## DATA SHOWN
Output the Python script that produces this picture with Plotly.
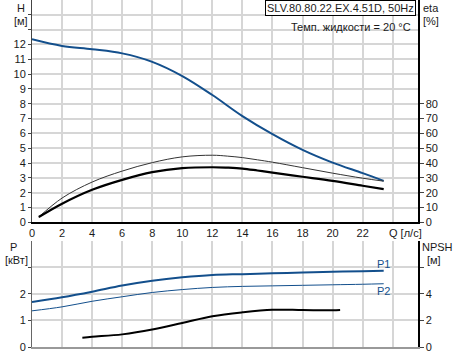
import plotly.graph_objects as go

# ---- data ----
q_h = [0, 2, 4, 6, 8, 10, 12, 14, 16, 18, 20, 22, 23.4]
h = [12.35, 11.9, 11.68, 11.4, 10.83, 9.87, 8.59, 7.17, 5.95, 4.89, 4.03, 3.32, 2.8]

q_eta = [0.45, 2, 4, 6, 8, 10, 12, 13, 14, 15, 16, 18, 20, 22, 23.4]
eta_thin = [3.6, 16.4, 27.2, 34.6, 40.3, 44.2, 45.3, 44.7, 43.7, 42.2, 40.6, 36.9, 33.2, 29.8, 27.8]
eta_thick = [3.6, 12.6, 22.0, 28.7, 33.9, 36.6, 37.2, 36.9, 36.3, 35.0, 33.6, 30.8, 28.0, 24.7, 22.4]

q_p = [0, 2, 4, 6, 8, 10, 12, 14, 16, 18, 20, 22, 23.4]
p1 = [1.69, 1.87, 2.08, 2.31, 2.49, 2.62, 2.71, 2.74, 2.77, 2.80, 2.83, 2.85, 2.87]
p2 = [1.36, 1.51, 1.72, 1.89, 2.05, 2.16, 2.24, 2.28, 2.30, 2.32, 2.34, 2.36, 2.38]

q_npsh = [3.35, 4, 6, 8, 10, 12, 14, 16, 18, 20, 20.5]
npsh = [0.7, 0.77, 0.95, 1.31, 1.81, 2.32, 2.61, 2.8, 2.78, 2.76, 2.78]

x_ticks = list(range(0, 24, 2))
h_ticks = list(range(0, 15))
eta_ticks = list(range(0, 90, 10))
p_ticks = [0, 1, 2, 3]
npsh_ticks = [0, 2, 4, 6]

title_text = "SLV.80.80.22.EX.4.51D, 50Hz"
temp_text = "Темп. жидкости = 20 °C"

BLUE = "#134f8c"
GRID = "#d6d6d6"
FONT = "Liberation Sans, Arial, sans-serif"
TXT = "#1a1a1a"

W, H = 458, 356
L, R, T, B = 32, 40, 0, 8.5
PW = W - L - R
PH = H - T - B


def px(xp):
    return (xp - L) / PW


def py(yp):
    return (PH - (yp - T)) / PH


top_dom = [py(222.7), 1]
bot_dom = [0, py(241)]

fig = go.Figure()
fig.add_trace(go.Scatter(x=q_h, y=h, mode="lines", line=dict(color=BLUE, width=2, shape="spline"),
                         xaxis="x", yaxis="y", hoverinfo="skip"))
fig.add_trace(go.Scatter(x=q_eta, y=eta_thin, mode="lines", line=dict(color="#333333", width=1, shape="spline"),
                         xaxis="x", yaxis="y2", hoverinfo="skip"))
fig.add_trace(go.Scatter(x=q_eta, y=eta_thick, mode="lines", line=dict(color="#000000", width=2.2, shape="spline"),
                         xaxis="x", yaxis="y2", hoverinfo="skip"))
fig.add_trace(go.Scatter(x=q_p, y=p1, mode="lines", line=dict(color=BLUE, width=2, shape="spline"),
                         xaxis="x2", yaxis="y3", hoverinfo="skip"))
fig.add_trace(go.Scatter(x=q_p, y=p2, mode="lines", line=dict(color=BLUE, width=1, shape="spline"),
                         xaxis="x2", yaxis="y3", hoverinfo="skip"))
fig.add_trace(go.Scatter(x=q_npsh, y=npsh, mode="lines", line=dict(color="#000000", width=2, shape="spline"),
                         xaxis="x2", yaxis="y4", hoverinfo="skip"))

xr = [0, PW / 15.03]
tickfont = dict(family=FONT, size=11, color=TXT)

fig.update_layout(
    width=W, height=H, margin=dict(l=L, r=R, t=T, b=B),
    paper_bgcolor="white", plot_bgcolor="white", showlegend=False,
    font=dict(family=FONT, size=11, color=TXT),
    xaxis=dict(domain=[0, 1], range=xr, anchor="y", tickvals=x_ticks, ticktext=[str(v) for v in x_ticks],
               showgrid=True, gridcolor=GRID, gridwidth=2, showline=True, linecolor="#000", linewidth=1.5,
               ticks="", tickfont=tickfont, zeroline=False,
               minor=dict(tickvals=[24], showgrid=True, gridcolor=GRID, gridwidth=2, ticks="")),
    yaxis=dict(domain=top_dom, range=[0, 15], anchor="x", tickvals=h_ticks,
               ticktext=[str(v) if v <= 12 else "" for v in h_ticks],
               showgrid=True, gridcolor=GRID, gridwidth=2, showline=True, linecolor="#444", linewidth=1,
               ticks="outside", ticklen=3, tickcolor="#444", tickfont=tickfont, zeroline=False),
    yaxis2=dict(overlaying="y", side="right", range=[0, 150], anchor="x", tickvals=eta_ticks,
                showgrid=False, showline=True, linecolor="#000", linewidth=1.5,
                ticks="outside", ticklen=4, tickcolor="#444", tickfont=tickfont, zeroline=False),
    xaxis2=dict(domain=[0, 1], range=xr, anchor="y3", tickvals=x_ticks + [24], showticklabels=False,
                showgrid=True, gridcolor=GRID, gridwidth=2, showline=True, linecolor="#999", linewidth=2,
                ticks="", zeroline=False),
    yaxis3=dict(domain=bot_dom, range=[0, 4], anchor="x2", tickvals=p_ticks,
                ticktext=["0", "1", "2", ""],
                showgrid=True, gridcolor=GRID, gridwidth=2, showline=True, linecolor="#666", linewidth=1,
                ticks="outside", ticklen=3, tickcolor="#444", tickfont=tickfont, zeroline=False),
    yaxis4=dict(overlaying="y3", side="right", range=[0, 8], anchor="x2", tickvals=npsh_ticks,
                ticktext=["0", "2", "4", ""],
                showgrid=False, showline=True, linecolor="#000", linewidth=1.5,
                ticks="outside", ticklen=4, tickcolor="#444", tickfont=tickfont, zeroline=False),
)

ann = []


def label(text, xp, yp, xanchor="center", yanchor="middle", color=TXT):
    ann.append(dict(text=text, x=px(xp), y=py(yp), xref="paper", yref="paper", showarrow=False,
                    xanchor=xanchor, yanchor=yanchor, font=dict(family=FONT, size=11, color=color)))


label("H", 21, 8)
label("[м]", 21, 21)
label("eta", 431, 8)
label("[%]", 431, 21)
label("Q [л/с]", 387, 233, xanchor="left")
label("P", 13, 247)
label("[кВт]", 16, 260)
label("NPSH", 437, 247)
label("[м]", 434, 260)
label("P1", 383, 264.5, color=BLUE)
label("P2", 383, 291, color=BLUE)
label(temp_text, 413, 27, xanchor="right")
ann.append(dict(text=title_text, x=px(416), y=py(0), xref="paper", yref="paper", showarrow=False,
                xanchor="right", yanchor="top", bgcolor="white", bordercolor="#000", borderwidth=1,
                borderpad=1, font=dict(family=FONT, size=11, color=TXT)))
fig.update_layout(annotations=ann)

fig.write_html("out.html", config={"displayModeBar": False, "staticPlot": True},
               post_script="document.body.style.margin='0px';document.body.style.padding='0px';")
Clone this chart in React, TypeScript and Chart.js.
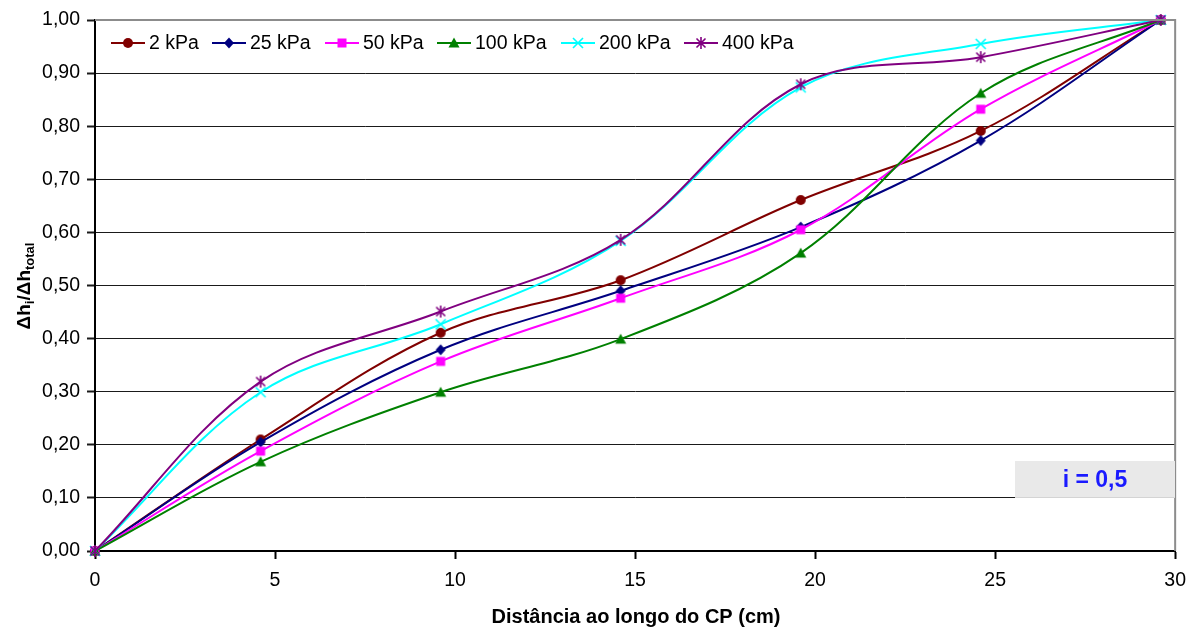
import React, { useEffect, useRef } from "react";
import { Chart, registerables } from "chart.js";

Chart.register(...registerables);

const xValues = [0, 4.6, 9.6, 14.6, 19.6, 24.6, 29.6];
const seriesLabels = ["2 kPa", "25 kPa", "50 kPa", "100 kPa", "200 kPa", "400 kPa"];
const s2kPa = [0, 0.21, 0.411, 0.51, 0.661, 0.791, 1.0];
const s25kPa = [0, 0.205, 0.379, 0.49, 0.61, 0.773, 1.0];
const s50kPa = [0, 0.188, 0.357, 0.476, 0.605, 0.832, 1.0];
const s100kPa = [0, 0.168, 0.299, 0.399, 0.561, 0.862, 1.0];
const s200kPa = [0, 0.299, 0.427, 0.584, 0.873, 0.955, 1.0];
const s400kPa = [0, 0.319, 0.451, 0.586, 0.879, 0.93, 1.0];
const xTicks = [0, 5, 10, 15, 20, 25, 30];
const yTicks = [0, 0.1, 0.2, 0.3, 0.4, 0.5, 0.6, 0.7, 0.8, 0.9, 1.0];
const annotationText = "i = 0,5";

const colors = ["#800000", "#000080", "#ff00ff", "#008000", "#00ffff", "#800080"];
const markerKinds = ["circle", "diamond", "square", "triangle", "x", "star"];
const allSeries = [s2kPa, s25kPa, s50kPa, s100kPa, s200kPa, s400kPa];

function drawMarker(g: CanvasRenderingContext2D, kind: string, color: string, x: number, y: number) {
  g.save();
  g.fillStyle = color;
  g.strokeStyle = color;
  g.lineWidth = 1.6;
  g.beginPath();
  if (kind === "circle") {
    g.arc(x, y, 5, 0, Math.PI * 2);
    g.fill();
  } else if (kind === "diamond") {
    g.moveTo(x, y - 5.5); g.lineTo(x + 5, y); g.lineTo(x, y + 5.5); g.lineTo(x - 5, y); g.closePath();
    g.fill();
  } else if (kind === "square") {
    g.rect(x - 4.5, y - 4.5, 9, 9);
    g.fill();
  } else if (kind === "triangle") {
    g.moveTo(x, y - 5.5); g.lineTo(x + 5.5, y + 4.5); g.lineTo(x - 5.5, y + 4.5); g.closePath();
    g.fill();
  } else if (kind === "x") {
    g.moveTo(x - 5, y - 5); g.lineTo(x + 5, y + 5);
    g.moveTo(x + 5, y - 5); g.lineTo(x - 5, y + 5);
    g.stroke();
  } else {
    g.moveTo(x - 4.5, y - 4.5); g.lineTo(x + 4.5, y + 4.5);
    g.moveTo(x + 4.5, y - 4.5); g.lineTo(x - 4.5, y + 4.5);
    g.moveTo(x, y - 6); g.lineTo(x, y + 6);
    g.stroke();
  }
  g.restore();
}

function makeMarkerCanvas(kind: string, color: string) {
  const c = document.createElement("canvas");
  c.width = 16;
  c.height = 16;
  const g = c.getContext("2d")!;
  drawMarker(g, kind, color, 8, 8);
  return c;
}

const FONT = "'Liberation Sans', Arial, sans-serif";

export default function App() {
  const ref = useRef<HTMLCanvasElement | null>(null);

  useEffect(() => {
    const canvas = ref.current;
    if (!canvas) return;

    const datasets = allSeries.map((vals, i) => ({
      label: seriesLabels[i],
      data: vals.map((v, j) => ({ x: xValues[j], y: v })),
      borderColor: colors[i],
      backgroundColor: colors[i],
      borderWidth: 2,
      pointStyle: makeMarkerCanvas(markerKinds[i], colors[i]),
      pointRadius: 6,
      tension: 0.35,
      clip: false as any,
      order: 5 - i,
    }));

    const decor = {
      id: "decor",
      afterDraw(chart: any) {
        const ctx = chart.ctx;
        const ca = chart.chartArea;
        ctx.save();
        ctx.strokeStyle = "#8c8c8c";
        ctx.lineWidth = 2;
        ctx.beginPath();
        ctx.moveTo(ca.left, ca.top);
        ctx.lineTo(ca.right, ca.top);
        ctx.lineTo(ca.right, ca.bottom);
        ctx.stroke();

        const yS = chart.scales.y;
        const bx = 1015, bw = 160;
        const by = 461;
        const bh = yS.getPixelForValue(0.1) - by;
        ctx.fillStyle = "#e9e9e9";
        ctx.fillRect(bx, by, bw, bh);
        ctx.fillStyle = "#1a1aff";
        ctx.font = `bold 23px ${FONT}`;
        ctx.textAlign = "center";
        ctx.textBaseline = "middle";
        ctx.fillText(annotationText, bx + bw / 2, by + bh / 2 + 1);

        const lineStarts = [111, 212, 325, 437, 561, 684];
        const ly = 43;
        ctx.font = `19.5px ${FONT}`;
        ctx.textAlign = "left";
        ctx.textBaseline = "middle";
        seriesLabels.forEach((lab, i) => {
          const x0 = lineStarts[i];
          ctx.strokeStyle = colors[i];
          ctx.lineWidth = 2;
          ctx.beginPath();
          ctx.moveTo(x0, ly);
          ctx.lineTo(x0 + 34, ly);
          ctx.stroke();
          drawMarker(ctx, markerKinds[i], colors[i], x0 + 17, ly);
          ctx.fillStyle = "#000";
          ctx.fillText(lab, x0 + 38, ly + 1);
        });

        ctx.font = `bold 20px ${FONT}`;
        ctx.textAlign = "center";
        ctx.textBaseline = "middle";
        ctx.fillStyle = "#000";
        ctx.fillText("Distância ao longo do CP (cm)", 636, 617);

        ctx.translate(24, 286);
        ctx.rotate(-Math.PI / 2);
        const parts = [
          { t: "Δh", sub: false },
          { t: "i", sub: true },
          { t: "/Δh", sub: false },
          { t: "total", sub: true },
        ];
        const bigF = `bold 19px ${FONT}`;
        const smallF = `bold 13px ${FONT}`;
        let total = 0;
        parts.forEach((p) => {
          ctx.font = p.sub ? smallF : bigF;
          total += ctx.measureText(p.t).width;
        });
        let px = -total / 2;
        ctx.textAlign = "left";
        ctx.textBaseline = "alphabetic";
        parts.forEach((p) => {
          ctx.font = p.sub ? smallF : bigF;
          ctx.fillText(p.t, px, p.sub ? 10 : 6);
          px += ctx.measureText(p.t).width;
        });
        ctx.restore();
      },
    };

    const chart = new Chart(canvas, {
      type: "line",
      data: { datasets },
      options: {
        animation: false,
        responsive: false,
        maintainAspectRatio: false,
        layout: { padding: { left: 0, right: 19, top: 20, bottom: 0 } },
        plugins: { legend: { display: false }, tooltip: { enabled: false } },
        scales: {
          x: {
            type: "linear",
            min: 0,
            max: 30,
            afterFit(s: any) { s.height = 77; },
            afterBuildTicks(s: any) { s.ticks = xTicks.map((v) => ({ value: v })); },
            grid: { drawOnChartArea: false, drawTicks: true, tickLength: 8, color: "#000", tickWidth: 2 },
            border: { color: "#000", width: 2 },
            ticks: { color: "#000", font: { family: FONT, size: 19.5 }, padding: 10, maxRotation: 0 },
          },
          y: {
            type: "linear",
            min: 0,
            max: 1,
            afterFit(s: any) { s.width = 95; },
            afterBuildTicks(s: any) { s.ticks = yTicks.map((v) => ({ value: v })); },
            grid: { drawOnChartArea: true, drawTicks: true, tickLength: 8, color: "#1a1a1a", lineWidth: 1, tickWidth: 2 } as any,
            border: { color: "#000", width: 2 },
            ticks: {
              color: "#000",
              font: { family: FONT, size: 19.5 },
              padding: 7,
              callback: (v: any) => Number(v).toFixed(2).replace(".", ","),
            },
          },
        },
      },
      plugins: [decor],
    } as any);
    return () => chart.destroy();
  }, []);

  return (
    <div style={{ position: "fixed", left: 0, top: 0, width: 1196, height: 628, background: "#fff" }}>
      <canvas ref={ref} width={1196} height={628} style={{ width: 1196, height: 628 }} />
    </div>
  );
}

## EXERCISE DESCRIPTION
Both the first line of the records above and the line containing "28.0, 24.7, 22.4]" belong in the copy; please return them and every line between, exactly, minus the pictures.

## SOLVED EXERCISE
Output the Python script that produces this picture with Plotly.
import plotly.graph_objects as go

# ---- data ----
q_h = [0, 2, 4, 6, 8, 10, 12, 14, 16, 18, 20, 22, 23.4]
h = [12.35, 11.9, 11.68, 11.4, 10.83, 9.87, 8.59, 7.17, 5.95, 4.89, 4.03, 3.32, 2.8]

q_eta = [0.45, 2, 4, 6, 8, 10, 12, 13, 14, 15, 16, 18, 20, 22, 23.4]
eta_thin = [3.6, 16.4, 27.2, 34.6, 40.3, 44.2, 45.3, 44.7, 43.7, 42.2, 40.6, 36.9, 33.2, 29.8, 27.8]
eta_thick = [3.6, 12.6, 22.0, 28.7, 33.9, 36.6, 37.2, 36.9, 36.3, 35.0, 33.6, 30.8, 28.0, 24.7, 22.4]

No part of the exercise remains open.